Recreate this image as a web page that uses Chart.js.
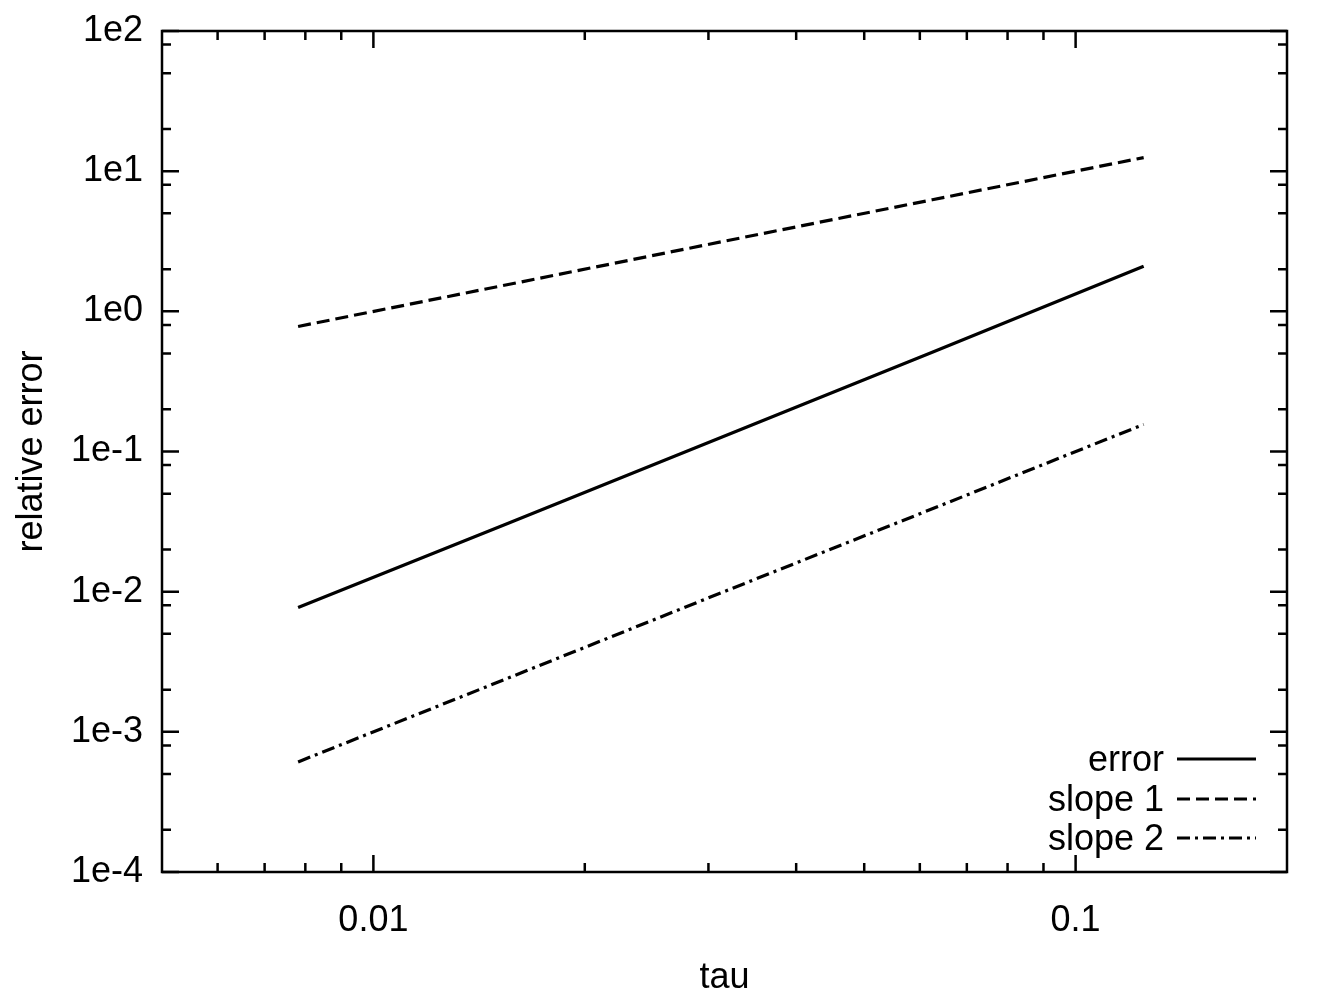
<!DOCTYPE html>
<html>
<head>
<meta charset="utf-8">
<script src="https://cdn.jsdelivr.net/npm/chart.js@4.4.0/dist/chart.umd.min.js"></script>
<style>
  html, body { margin: 0; padding: 0; background: #fff; }
</style>
</head>
<body>
<canvas id="errChart" width="1334" height="1000"></canvas>
<script>
// step sizes and the measured / reference values
var tau = [0.0078125, 0.015625, 0.03125, 0.0625, 0.125];
var errorValues = [0.0077, 0.031, 0.126, 0.51, 2.1];
var slope1Values = [0.78, 1.56, 3.13, 6.25, 12.5];
var slope2Values = [0.00061, 0.00244, 0.0098, 0.039, 0.156];
var seriesNames = ["error", "slope 1", "slope 2"];

// axis ticks
var xMajorTicks = [0.01, 0.1];
var xTickLabels = ["0.01", "0.1"];
var xMinorTicks = [0.006, 0.007, 0.008, 0.009, 0.02, 0.03, 0.04, 0.05, 0.06, 0.07, 0.08, 0.09];
var yMajorTicks = [1e2, 1e1, 1e0, 1e-1, 1e-2, 1e-3, 1e-4];
var yTickLabels = ["1e2", "1e1", "1e0", "1e-1", "1e-2", "1e-3", "1e-4"];
var yMinorTicks = [2e-4, 5e-4, 8e-4, 2e-3, 5e-3, 8e-3, 2e-2, 5e-2, 8e-2,
                   2e-1, 5e-1, 8e-1, 2, 5, 8, 20, 50, 80];

var FONT = "'Liberation Sans', Arial, Helvetica, sans-serif";
var FSIZE = 36;

function pts(ys) {
    return tau.map(function (t, i) { return { x: t, y: ys[i] }; });
}

// frame, inward ticks on all four sides, and the legend in the corner
var gnuplotFrame = {
    id: 'gnuplotFrame',
    afterDraw: function (chart) {
        var ctx = chart.ctx;
        var a = chart.chartArea;
        var xs = chart.scales.x, ys = chart.scales.y;
        ctx.save();
        ctx.strokeStyle = '#000';
        ctx.lineWidth = 2.5;
        ctx.lineCap = 'butt';
        ctx.beginPath();
        function xt(v, len) {
            var p = xs.getPixelForValue(v);
            ctx.moveTo(p, a.bottom); ctx.lineTo(p, a.bottom - len);
            ctx.moveTo(p, a.top); ctx.lineTo(p, a.top + len);
        }
        function yt(v, len) {
            var p = ys.getPixelForValue(v);
            ctx.moveTo(a.left, p); ctx.lineTo(a.left + len, p);
            ctx.moveTo(a.right, p); ctx.lineTo(a.right - len, p);
        }
        xMajorTicks.forEach(function (v) { xt(v, 17); });
        xMinorTicks.forEach(function (v) { xt(v, 9); });
        yMajorTicks.forEach(function (v) { yt(v, 17); });
        yMinorTicks.forEach(function (v) { yt(v, 9); });
        ctx.stroke();
        ctx.strokeRect(a.left, a.top, a.right - a.left, a.bottom - a.top);

        // legend
        ctx.font = FSIZE + 'px ' + FONT;
        ctx.fillStyle = '#000';
        ctx.textAlign = 'right';
        ctx.textBaseline = 'middle';
        var rowY = [759, 799, 838];
        chart.data.datasets.forEach(function (ds, i) {
            ctx.fillText(ds.label, 1164, rowY[i] + 2);
            ctx.save();
            ctx.lineWidth = 3;
            ctx.setLineDash(ds.borderDash || []);
            ctx.beginPath();
            ctx.moveTo(1177, rowY[i]);
            ctx.lineTo(1256, rowY[i]);
            ctx.stroke();
            ctx.restore();
        });
        ctx.restore();
    }
};

var chartContainer = document.getElementById("errChart");
var errChart = new Chart(chartContainer, {
    type: 'line',
    data: {
        datasets: [{
            label: seriesNames[0],
            data: pts(errorValues),
            borderColor: '#000',
            borderWidth: 3.2,
            pointRadius: 0,
            fill: false
        }, {
            label: seriesNames[1],
            data: pts(slope1Values),
            borderColor: '#000',
            borderWidth: 3.2,
            borderDash: [13, 6],
            pointRadius: 0,
            fill: false
        }, {
            label: seriesNames[2],
            data: pts(slope2Values),
            borderColor: '#000',
            borderWidth: 3.2,
            borderDash: [13, 5, 3, 5],
            pointRadius: 0,
            fill: false
        }]
    },
    options: {
        responsive: false,
        animation: false,
        layout: { padding: { top: 31, right: 47, left: 0, bottom: 0 } },
        plugins: {
            legend: { display: false },
            tooltip: { enabled: false }
        },
        scales: {
            x: {
                type: 'logarithmic',
                min: 0.005,
                max: 0.2,
                afterBuildTicks: function (scale) {
                    scale.ticks = xMajorTicks.map(function (v) { return { value: v }; });
                },
                afterFit: function (scale) {
                    scale.height = 128;
                    scale.paddingLeft = 0;
                    scale.paddingRight = 0;
                },
                grid: { display: false },
                border: { display: false },
                ticks: {
                    autoSkip: false,
                    maxRotation: 0,
                    padding: 19,
                    color: '#000',
                    font: { family: FONT, size: FSIZE },
                    callback: function (v) { return xTickLabels[xMajorTicks.indexOf(v)]; }
                },
                title: {
                    display: true,
                    text: 'tau',
                    color: '#000',
                    font: { family: FONT, size: FSIZE },
                    padding: { top: 0, bottom: 0 }
                }
            },
            y: {
                type: 'logarithmic',
                min: 1e-4,
                max: 1e2,
                afterBuildTicks: function (scale) {
                    scale.ticks = yMajorTicks.map(function (v) { return { value: v }; });
                },
                afterFit: function (scale) {
                    scale.width = 162;
                    scale.paddingTop = 0;
                    scale.paddingBottom = 0;
                },
                grid: { display: false },
                border: { display: false },
                ticks: {
                    autoSkip: false,
                    padding: 11,
                    color: '#000',
                    font: { family: FONT, size: FSIZE },
                    callback: function (v) { return yTickLabels[yMajorTicks.indexOf(v)]; }
                },
                title: {
                    display: true,
                    text: 'relative error',
                    color: '#000',
                    font: { family: FONT, size: FSIZE },
                    padding: { top: 10, bottom: 10 }
                }
            }
        }
    },
    plugins: [gnuplotFrame]
});
</script>
</body>
</html>
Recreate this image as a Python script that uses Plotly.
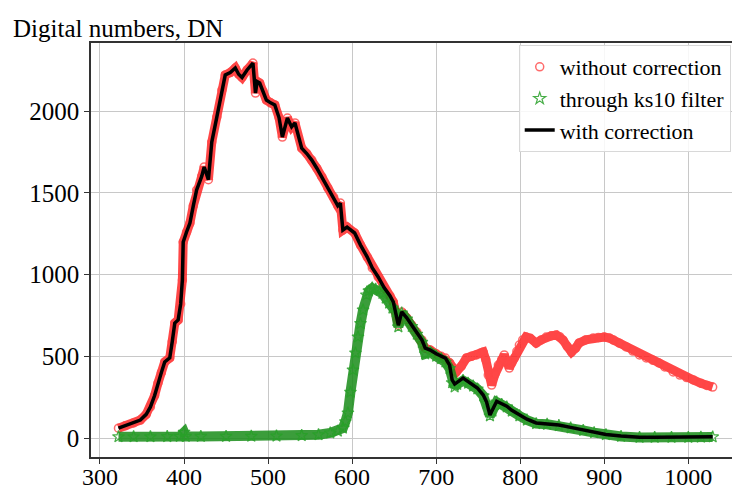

- _AIM OF THE EXERCISE_
Transcribe the material exactly, and leave out whatever pictures it holds.

- _OUTPUT OF THE TASK_
Recreate this image as a web page that uses Chart.js.
<!DOCTYPE html>
<html>
<head>
<meta charset="utf-8">
<script src="https://cdn.jsdelivr.net/npm/chart.js@4.4.0/dist/chart.umd.min.js"></script>
<style>
  html, body { margin: 0; padding: 0; background: #fff; }
</style>
</head>
<body>
<canvas id="errChart" width="1334" height="1000"></canvas>
<script>
// step sizes and the measured / reference values
var tau = [0.0078125, 0.015625, 0.03125, 0.0625, 0.125];
var errorValues = [0.0077, 0.031, 0.126, 0.51, 2.1];
var slope1Values = [0.78, 1.56, 3.13, 6.25, 12.5];
var slope2Values = [0.00061, 0.00244, 0.0098, 0.039, 0.156];
var seriesNames = ["error", "slope 1", "slope 2"];

// axis ticks
var xMajorTicks = [0.01, 0.1];
var xTickLabels = ["0.01", "0.1"];
var xMinorTicks = [0.006, 0.007, 0.008, 0.009, 0.02, 0.03, 0.04, 0.05, 0.06, 0.07, 0.08, 0.09];
var yMajorTicks = [1e2, 1e1, 1e0, 1e-1, 1e-2, 1e-3, 1e-4];
var yTickLabels = ["1e2", "1e1", "1e0", "1e-1", "1e-2", "1e-3", "1e-4"];
var yMinorTicks = [2e-4, 5e-4, 8e-4, 2e-3, 5e-3, 8e-3, 2e-2, 5e-2, 8e-2,
                   2e-1, 5e-1, 8e-1, 2, 5, 8, 20, 50, 80];

var FONT = "'Liberation Sans', Arial, Helvetica, sans-serif";
var FSIZE = 36;

function pts(ys) {
    return tau.map(function (t, i) { return { x: t, y: ys[i] }; });
}

// frame, inward ticks on all four sides, and the legend in the corner
var gnuplotFrame = {
    id: 'gnuplotFrame',
    afterDraw: function (chart) {
        var ctx = chart.ctx;
        var a = chart.chartArea;
        var xs = chart.scales.x, ys = chart.scales.y;
        ctx.save();
        ctx.strokeStyle = '#000';
        ctx.lineWidth = 2.5;
        ctx.lineCap = 'butt';
        ctx.beginPath();
        function xt(v, len) {
            var p = xs.getPixelForValue(v);
            ctx.moveTo(p, a.bottom); ctx.lineTo(p, a.bottom - len);
            ctx.moveTo(p, a.top); ctx.lineTo(p, a.top + len);
        }
        function yt(v, len) {
            var p = ys.getPixelForValue(v);
            ctx.moveTo(a.left, p); ctx.lineTo(a.left + len, p);
            ctx.moveTo(a.right, p); ctx.lineTo(a.right - len, p);
        }
        xMajorTicks.forEach(function (v) { xt(v, 17); });
        xMinorTicks.forEach(function (v) { xt(v, 9); });
        yMajorTicks.forEach(function (v) { yt(v, 17); });
        yMinorTicks.forEach(function (v) { yt(v, 9); });
        ctx.stroke();
        ctx.strokeRect(a.left, a.top, a.right - a.left, a.bottom - a.top);

        // legend
        ctx.font = FSIZE + 'px ' + FONT;
        ctx.fillStyle = '#000';
        ctx.textAlign = 'right';
        ctx.textBaseline = 'middle';
        var rowY = [759, 799, 838];
        chart.data.datasets.forEach(function (ds, i) {
            ctx.fillText(ds.label, 1164, rowY[i] + 2);
            ctx.save();
            ctx.lineWidth = 3;
            ctx.setLineDash(ds.borderDash || []);
            ctx.beginPath();
            ctx.moveTo(1177, rowY[i]);
            ctx.lineTo(1256, rowY[i]);
            ctx.stroke();
            ctx.restore();
        });
        ctx.restore();
    }
};

var chartContainer = document.getElementById("errChart");
var errChart = new Chart(chartContainer, {
    type: 'line',
    data: {
        datasets: [{
            label: seriesNames[0],
            data: pts(errorValues),
            borderColor: '#000',
            borderWidth: 3.2,
            pointRadius: 0,
            fill: false
        }, {
            label: seriesNames[1],
            data: pts(slope1Values),
            borderColor: '#000',
            borderWidth: 3.2,
            borderDash: [13, 6],
            pointRadius: 0,
            fill: false
        }, {
            label: seriesNames[2],
            data: pts(slope2Values),
            borderColor: '#000',
            borderWidth: 3.2,
            borderDash: [13, 5, 3, 5],
            pointRadius: 0,
            fill: false
        }]
    },
    options: {
        responsive: false,
        animation: false,
        layout: { padding: { top: 31, right: 47, left: 0, bottom: 0 } },
        plugins: {
            legend: { display: false },
            tooltip: { enabled: false }
        },
        scales: {
            x: {
                type: 'logarithmic',
                min: 0.005,
                max: 0.2,
                afterBuildTicks: function (scale) {
                    scale.ticks = xMajorTicks.map(function (v) { return { value: v }; });
                },
                afterFit: function (scale) {
                    scale.height = 128;
                    scale.paddingLeft = 0;
                    scale.paddingRight = 0;
                },
                grid: { display: false },
                border: { display: false },
                ticks: {
                    autoSkip: false,
                    maxRotation: 0,
                    padding: 19,
                    color: '#000',
                    font: { family: FONT, size: FSIZE },
                    callback: function (v) { return xTickLabels[xMajorTicks.indexOf(v)]; }
                },
                title: {
                    display: true,
                    text: 'tau',
                    color: '#000',
                    font: { family: FONT, size: FSIZE },
                    padding: { top: 0, bottom: 0 }
                }
            },
            y: {
                type: 'logarithmic',
                min: 1e-4,
                max: 1e2,
                afterBuildTicks: function (scale) {
                    scale.ticks = yMajorTicks.map(function (v) { return { value: v }; });
                },
                afterFit: function (scale) {
                    scale.width = 162;
                    scale.paddingTop = 0;
                    scale.paddingBottom = 0;
                },
                grid: { display: false },
                border: { display: false },
                ticks: {
                    autoSkip: false,
                    padding: 11,
                    color: '#000',
                    font: { family: FONT, size: FSIZE },
                    callback: function (v) { return yTickLabels[yMajorTicks.indexOf(v)]; }
                },
                title: {
                    display: true,
                    text: 'relative error',
                    color: '#000',
                    font: { family: FONT, size: FSIZE },
                    padding: { top: 10, bottom: 10 }
                }
            }
        }
    },
    plugins: [gnuplotFrame]
});
</script>
</body>
</html>
Recreate this image as a Python script that uses Plotly.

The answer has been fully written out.